Source material>
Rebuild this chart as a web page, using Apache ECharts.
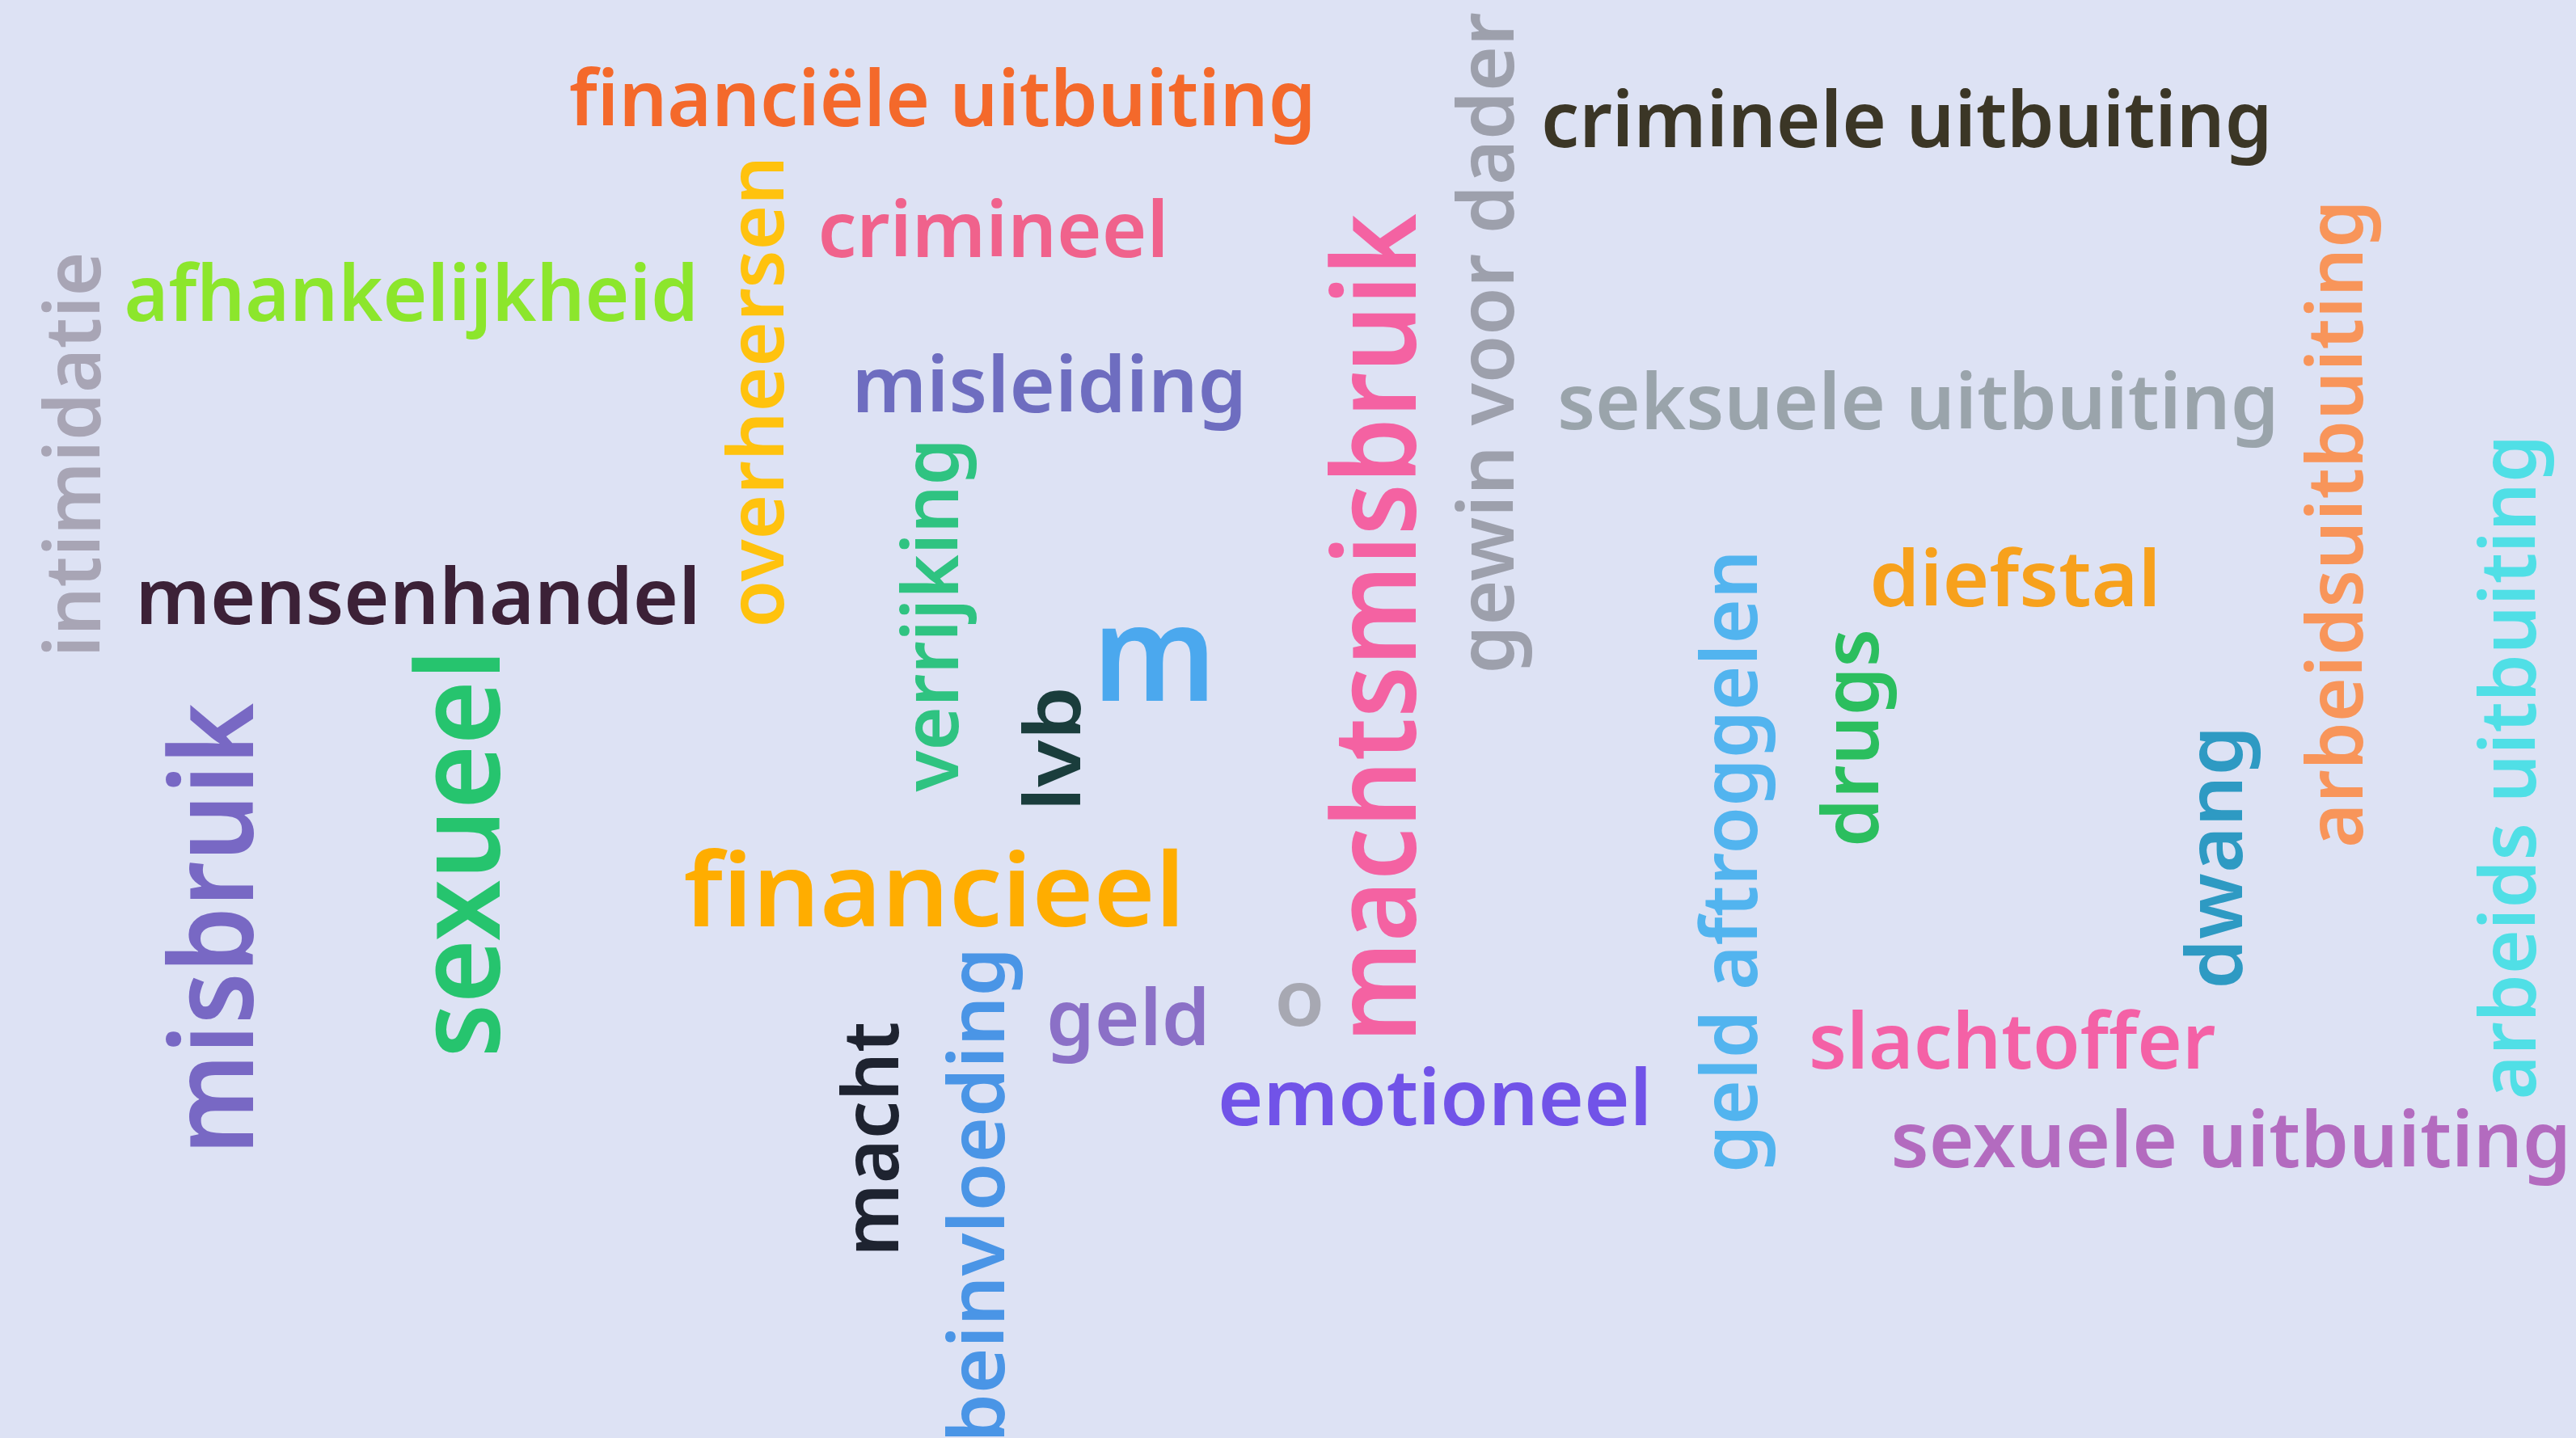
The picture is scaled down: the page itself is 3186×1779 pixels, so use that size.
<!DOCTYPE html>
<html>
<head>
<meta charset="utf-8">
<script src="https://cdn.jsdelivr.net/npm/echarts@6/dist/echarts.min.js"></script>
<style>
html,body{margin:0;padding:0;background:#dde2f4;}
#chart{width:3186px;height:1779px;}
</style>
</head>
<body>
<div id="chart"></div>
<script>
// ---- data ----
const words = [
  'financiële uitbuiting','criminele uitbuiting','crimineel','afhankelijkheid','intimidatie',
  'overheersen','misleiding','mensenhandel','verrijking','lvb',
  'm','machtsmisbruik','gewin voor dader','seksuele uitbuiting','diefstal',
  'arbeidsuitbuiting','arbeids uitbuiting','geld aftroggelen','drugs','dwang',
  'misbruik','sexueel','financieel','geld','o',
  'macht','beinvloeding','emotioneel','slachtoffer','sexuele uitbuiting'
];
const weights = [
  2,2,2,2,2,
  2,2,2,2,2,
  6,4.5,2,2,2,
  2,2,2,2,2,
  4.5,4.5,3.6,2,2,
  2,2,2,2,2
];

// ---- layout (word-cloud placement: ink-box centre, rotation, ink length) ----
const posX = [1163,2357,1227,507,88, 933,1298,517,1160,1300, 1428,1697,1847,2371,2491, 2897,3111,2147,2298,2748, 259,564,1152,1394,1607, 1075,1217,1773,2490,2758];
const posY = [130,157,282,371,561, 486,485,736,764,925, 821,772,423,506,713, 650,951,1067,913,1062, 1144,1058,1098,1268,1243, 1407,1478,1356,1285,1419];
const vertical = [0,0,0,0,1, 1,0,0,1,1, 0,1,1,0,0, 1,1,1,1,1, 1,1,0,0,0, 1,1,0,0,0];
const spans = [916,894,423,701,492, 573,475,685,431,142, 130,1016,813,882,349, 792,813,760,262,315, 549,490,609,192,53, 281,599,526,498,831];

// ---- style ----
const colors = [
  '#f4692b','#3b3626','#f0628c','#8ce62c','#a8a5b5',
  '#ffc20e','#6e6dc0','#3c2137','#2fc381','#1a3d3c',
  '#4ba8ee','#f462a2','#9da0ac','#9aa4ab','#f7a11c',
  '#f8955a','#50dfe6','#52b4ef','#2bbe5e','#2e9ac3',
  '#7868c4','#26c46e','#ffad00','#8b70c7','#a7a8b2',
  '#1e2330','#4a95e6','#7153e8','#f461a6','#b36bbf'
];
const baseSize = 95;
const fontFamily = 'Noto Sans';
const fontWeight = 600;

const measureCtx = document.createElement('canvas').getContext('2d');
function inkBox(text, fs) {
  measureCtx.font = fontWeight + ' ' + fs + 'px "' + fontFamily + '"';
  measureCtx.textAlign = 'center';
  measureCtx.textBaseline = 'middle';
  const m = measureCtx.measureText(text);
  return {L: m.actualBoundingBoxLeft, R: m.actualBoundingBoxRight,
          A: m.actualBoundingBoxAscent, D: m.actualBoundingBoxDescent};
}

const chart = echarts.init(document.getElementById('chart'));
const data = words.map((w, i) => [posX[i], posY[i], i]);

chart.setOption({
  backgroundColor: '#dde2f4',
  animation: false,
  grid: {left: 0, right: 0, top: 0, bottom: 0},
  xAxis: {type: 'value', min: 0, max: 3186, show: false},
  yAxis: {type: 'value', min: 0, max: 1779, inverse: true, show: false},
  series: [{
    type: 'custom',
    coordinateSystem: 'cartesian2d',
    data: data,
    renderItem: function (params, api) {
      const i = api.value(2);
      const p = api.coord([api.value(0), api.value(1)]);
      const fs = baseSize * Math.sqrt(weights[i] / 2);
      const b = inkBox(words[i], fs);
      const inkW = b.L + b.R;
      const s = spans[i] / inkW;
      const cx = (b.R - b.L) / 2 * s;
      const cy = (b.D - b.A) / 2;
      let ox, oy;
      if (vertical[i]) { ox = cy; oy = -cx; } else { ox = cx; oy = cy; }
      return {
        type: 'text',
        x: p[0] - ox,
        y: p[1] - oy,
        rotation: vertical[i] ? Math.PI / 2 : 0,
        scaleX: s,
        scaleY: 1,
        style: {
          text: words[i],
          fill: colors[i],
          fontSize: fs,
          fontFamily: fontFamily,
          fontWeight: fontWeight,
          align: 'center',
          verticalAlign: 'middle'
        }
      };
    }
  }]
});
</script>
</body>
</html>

Task description> Return the material exactly as given, apart from the pictures.

Task output>
Rebuild this chart as a web page, using Apache ECharts.
The picture is scaled down: the page itself is 3186×1779 pixels, so use that size.
<!DOCTYPE html>
<html>
<head>
<meta charset="utf-8">
<script src="https://cdn.jsdelivr.net/npm/echarts@6/dist/echarts.min.js"></script>
<style>
html,body{margin:0;padding:0;background:#dde2f4;}
#chart{width:3186px;height:1779px;}
</style>
</head>
<body>
<div id="chart"></div>
<script>
// ---- data ----
const words = [
  'financiële uitbuiting','criminele uitbuiting','crimineel','afhankelijkheid','intimidatie',
  'overheersen','misleiding','mensenhandel','verrijking','lvb',
  'm','machtsmisbruik','gewin voor dader','seksuele uitbuiting','diefstal',
  'arbeidsuitbuiting','arbeids uitbuiting','geld aftroggelen','drugs','dwang',
  'misbruik','sexueel','financieel','geld','o',
  'macht','beinvloeding','emotioneel','slachtoffer','sexuele uitbuiting'
];
const weights = [
  2,2,2,2,2,
  2,2,2,2,2,
  6,4.5,2,2,2,
  2,2,2,2,2,
  4.5,4.5,3.6,2,2,
  2,2,2,2,2
];

// ---- layout (word-cloud placement: ink-box centre, rotation, ink length) ----
const posX = [1163,2357,1227,507,88, 933,1298,517,1160,1300, 1428,1697,1847,2371,2491, 2897,3111,2147,2298,2748, 259,564,1152,1394,1607, 1075,1217,1773,2490,2758];
const posY = [130,157,282,371,561, 486,485,736,764,925, 821,772,423,506,713, 650,951,1067,913,1062, 1144,1058,1098,1268,1243, 1407,1478,1356,1285,1419];
const vertical = [0,0,0,0,1, 1,0,0,1,1, 0,1,1,0,0, 1,1,1,1,1, 1,1,0,0,0, 1,1,0,0,0];
const spans = [916,894,423,701,492, 573,475,685,431,142, 130,1016,813,882,349, 792,813,760,262,315, 549,490,609,192,53, 281,599,526,498,831];

// ---- style ----
const colors = [
  '#f4692b','#3b3626','#f0628c','#8ce62c','#a8a5b5',
  '#ffc20e','#6e6dc0','#3c2137','#2fc381','#1a3d3c',
  '#4ba8ee','#f462a2','#9da0ac','#9aa4ab','#f7a11c',
  '#f8955a','#50dfe6','#52b4ef','#2bbe5e','#2e9ac3',
  '#7868c4','#26c46e','#ffad00','#8b70c7','#a7a8b2',
  '#1e2330','#4a95e6','#7153e8','#f461a6','#b36bbf'
];
const baseSize = 95;
const fontFamily = 'Noto Sans';
const fontWeight = 600;

const measureCtx = document.createElement('canvas').getContext('2d');
function inkBox(text, fs) {
  measureCtx.font = fontWeight + ' ' + fs + 'px "' + fontFamily + '"';
  measureCtx.textAlign = 'center';
  measureCtx.textBaseline = 'middle';
  const m = measureCtx.measureText(text);
  return {L: m.actualBoundingBoxLeft, R: m.actualBoundingBoxRight,
          A: m.actualBoundingBoxAscent, D: m.actualBoundingBoxDescent};
}

const chart = echarts.init(document.getElementById('chart'));
const data = words.map((w, i) => [posX[i], posY[i], i]);

chart.setOption({
  backgroundColor: '#dde2f4',
  animation: false,
  grid: {left: 0, right: 0, top: 0, bottom: 0},
  xAxis: {type: 'value', min: 0, max: 3186, show: false},
  yAxis: {type: 'value', min: 0, max: 1779, inverse: true, show: false},
  series: [{
    type: 'custom',
    coordinateSystem: 'cartesian2d',
    data: data,
    renderItem: function (params, api) {
      const i = api.value(2);
      const p = api.coord([api.value(0), api.value(1)]);
      const fs = baseSize * Math.sqrt(weights[i] / 2);
      const b = inkBox(words[i], fs);
      const inkW = b.L + b.R;
      const s = spans[i] / inkW;
      const cx = (b.R - b.L) / 2 * s;
      const cy = (b.D - b.A) / 2;
      let ox, oy;
      if (vertical[i]) { ox = cy; oy = -cx; } else { ox = cx; oy = cy; }
      return {
        type: 'text',
        x: p[0] - ox,
        y: p[1] - oy,
        rotation: vertical[i] ? Math.PI / 2 : 0,
        scaleX: s,
        scaleY: 1,
        style: {
          text: words[i],
          fill: colors[i],
          fontSize: fs,
          fontFamily: fontFamily,
          fontWeight: fontWeight,
          align: 'center',
          verticalAlign: 'middle'
        }
      };
    }
  }]
});
</script>
</body>
</html>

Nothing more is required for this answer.